Interestingly, older participants assume a higher share of skilled managers in the market. Barras
et al. (2010) show that the proportion of skilled managers decreases from 14.4% in early 1990 to
0.6% in late 2006. If older people formed their market views earlier, this could explain why they
believe the share of skilled managers is higher. Men, on average, estimate the share of skilled
managers to be 5.6% lower than women and the share of unskilled managers to be 11.1% higher
than women. Higher educated participants estimate a lower share of skilled and a higher share of
unskilled managers. In column 3, the dependent variable is the self-assessed ability to identify a
12
skilled manager. Subjects in a higher income bracket judged their ability to be slightly worse, other
personal characteristics do not seem to explain this self-assessment.

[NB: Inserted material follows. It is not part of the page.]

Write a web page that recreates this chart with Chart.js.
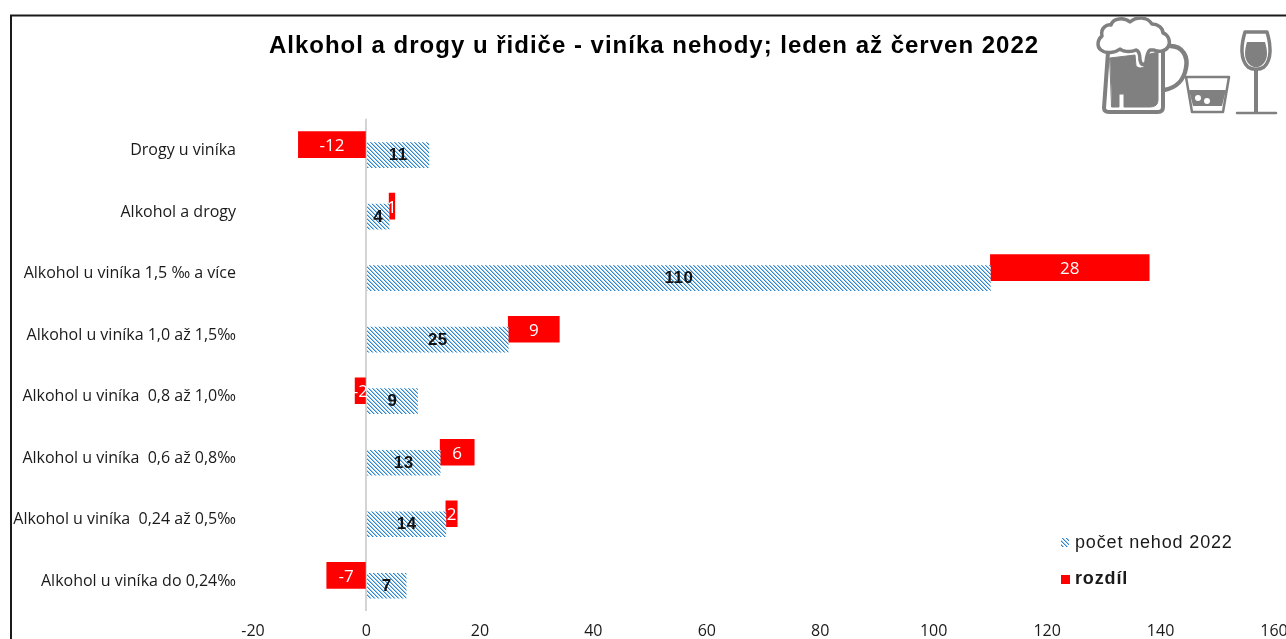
<!DOCTYPE html>
<html lang="cs"><head><meta charset="utf-8">
<style>html,body{margin:0;padding:0;background:#fff;overflow:hidden}
#w{position:relative;width:1286px;height:639px}canvas{position:absolute;left:0;top:0}svg{position:absolute;left:0;top:0;pointer-events:none}</style>
<script src="https://cdn.jsdelivr.net/npm/chart.js@4"></script>
</head><body><div id="w"><canvas id="c" width="1286" height="639"></canvas>
<svg width="1286" height="639" viewBox="0 0 1286 639" fill="none">
<g stroke="#808080" stroke-linejoin="round" stroke-linecap="round">
<path d="M1170 46C1184 46 1188 58 1186 68C1184 80 1176 88 1164 90" stroke-width="4.5"/>
<path d="M1108 52L1104 108Q1104 112 1110 112L1158 112Q1163 112 1163 107L1163 50" stroke-width="4" fill="#fff"/>
<path d="M1110 58L1135 55L1136 66Q1140 70 1145 66L1146 55L1158 52L1158 100Q1158 107 1150 107L1124 107L1124 94L1119 94L1119 107L1112 107Z" fill="#808080" stroke-width="1"/>
<path d="M1101 50C1096 46 1098 39 1102 36C1100 28 1107 24 1111 25C1113 18 1124 17 1130 22C1136 17 1147 16 1152 24C1158 24 1163 28 1163 33C1169 35 1171 43 1168 47C1165 52 1158 52 1154 50L1150 50Q1147 52 1146 62Q1142 68 1140 60Q1140 51 1136 50C1130 53 1122 51 1120 49C1115 53 1106 54 1101 50Z" stroke-width="3.5" fill="#fff"/>
<path d="M1186 77L1229 77L1223 112L1192 112Z" stroke-width="2.5" fill="#fff"/>
<path d="M1189 90L1226 90L1222 106L1193 106Z" fill="#808080" stroke="none"/>
<path d="M1245 32L1267 32C1271 45 1272 60 1264 67C1260 70 1252 70 1248 67C1240 60 1241 45 1245 32Z" stroke-width="3.5" fill="#fff"/>
<path d="M1247 42L1265 42C1268 52 1268 60 1262 65C1258 68 1254 68 1250 65C1244 60 1244 52 1247 42Z" fill="#808080" stroke="none"/>
<path d="M1256 70L1256 112" stroke-width="4"/><path d="M1237 113L1276 113" stroke-width="2.5"/>
</g>
<circle cx="1198" cy="98" r="3" fill="#fff"/><circle cx="1207" cy="101" r="3" fill="#fff"/>
</svg></div>
<script>
const categories = ["Drogy u viníka","Alkohol a drogy","Alkohol u viníka 1,5 ‰ a více","Alkohol u viníka 1,0 až 1,5‰","Alkohol u viníka  0,8 až 1,0‰","Alkohol u viníka  0,6 až 0,8‰","Alkohol u viníka  0,24 až 0,5‰","Alkohol u viníka do 0,24‰"];
const pocetNehod = [11,4,110,25,9,13,14,7];
const rozdil = [-12,1,28,9,-2,6,2,-7];
const titleText = "Alkohol a drogy u řidiče - viníka nehody; leden až červen 2022";
const seriesNames = ["počet nehod 2022","rozdíl"];
const BLUE_SHIFT = 0.09, RED_SHIFT = -0.08;

function makePattern(){
  const t=document.createElement('canvas');t.width=4;t.height=4;
  const g=t.getContext('2d');g.fillStyle='#fff';g.fillRect(0,0,4,4);
  g.fillStyle='#2f86c8';
  [[0,0],[1,1],[2,2],[3,3]].forEach(p=>g.fillRect(p[0],p[1],1,1));
  g.fillStyle='#9cc8e8';
  [[1,0],[2,1],[3,2],[0,3]].forEach(p=>g.fillRect(p[0],p[1],1,1));
  return g.createPattern(t,'repeat');
}
const hatch=makePattern();
const SANS='"Liberation Sans",Arial,sans-serif', HUM='"Open Sans",sans-serif';

const decor={id:'decor',
 afterLayout(ch){
  const t=ch.titleBlock;
  if(t){ t.left+=17;t.right+=17;
   if(!t._wrapped){t._wrapped=true;const d=t.draw.bind(t);
    t.draw=function(){const c=ch.ctx;c.save();c.letterSpacing='1px';d();c.restore();};}
  }
 },
 afterDraw(ch){
  const c=ch.ctx;c.save();
  c.strokeStyle='#1a1a1a';c.lineWidth=2;c.beginPath();c.moveTo(11,639);c.lineTo(11,15.5);c.lineTo(1286,15.5);c.stroke();
  c.textAlign='center';c.textBaseline='middle';
  c.letterSpacing='0.5px';
  ch.getDatasetMeta(0).data.forEach((b,i)=>{c.font='bold 17px '+SANS;c.fillStyle='#111';c.fillText(pocetNehod[i],(b.x+b.base)/2,b.y+0.5);});
  c.letterSpacing='0px';
  ch.getDatasetMeta(1).data.forEach((b,i)=>{c.font='17px '+HUM;c.fillStyle='#fff';c.fillText(rozdil[i],(b.x+b.base)/2,b.y+1.5);});
  c.textAlign='left';
  c.fillStyle=hatch;c.fillRect(1061,538,8,9);
  c.fillStyle='#ff0000';c.fillRect(1061,575,9,9);
  c.fillStyle='#1a1a1a';
  c.letterSpacing='0.85px';
  c.font='18px '+SANS;c.fillText(ch.data.datasets[0].label,1075,543);
  c.font='bold 18px '+SANS;c.fillText(ch.data.datasets[1].label,1075,579);
  c.restore();
 }};

new Chart(document.getElementById('c'),{
 type:'bar',
 data:{datasets:[
  {label:seriesNames[0],data:pocetNehod.map((v,i)=>({x:v,y:i+BLUE_SHIFT})),backgroundColor:hatch,barThickness:25,grouped:false},
  {label:seriesNames[1],data:rozdil.map((d,i)=>({x:d<0?[d,0]:[pocetNehod[i],pocetNehod[i]+d],y:i+RED_SHIFT})),backgroundColor:'#ff0000',barThickness:26,grouped:false}
 ]},
 options:{indexAxis:'y',responsive:false,animation:false,
  layout:{padding:{left:0,right:12,top:0,bottom:0}},
  plugins:{legend:{display:false},tooltip:{enabled:false},
   title:{display:true,text:titleText,color:'#000',font:{family:SANS,size:24,weight:'bold',lineHeight:1.2},padding:{top:32,bottom:58}}},
  scales:{
   x:{type:'linear',min:-20,max:160,
    border:{display:false},
    grid:{drawTicks:false,lineWidth:2,color:ctx=>ctx.tick.value===0?'#d4d4d4':'transparent'},
    ticks:{stepSize:20,padding:11,color:'#1a1a1a',font:{family:HUM,size:16},maxRotation:0,autoSkip:false},
    afterFit(s){s.height=28;s.paddingLeft=0;s.paddingRight=0;}},
   y:{type:'linear',reverse:true,min:-0.5,max:7.5,bounds:'data',offset:false,
    border:{display:false},grid:{display:false,drawTicks:false},
    afterBuildTicks(s){s.ticks=categories.map((_,i)=>({value:i}));},
    ticks:{autoSkip:false,padding:17,labelOffset:1,color:'#1a1a1a',font:{family:HUM,size:16},callback:v=>categories[v]},
    afterFit(s){s.width=253;s.paddingTop=0;s.paddingBottom=0;}}
  }},
 plugins:[decor]
});
</script></body></html>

Columns 4 to 6 show results from a regression of participants' estimates of the probability
that the top-performing fund manager in our eight scenarios is skilled. Consistent with their more
optimistic views of the share of skilled fund managers in the real fund market, older participants
also assign a higher probability of skill to the fund managers in our survey. There is slight evidence
that a sound statistical knowledge leads participants to be more sceptical of fund manager skill.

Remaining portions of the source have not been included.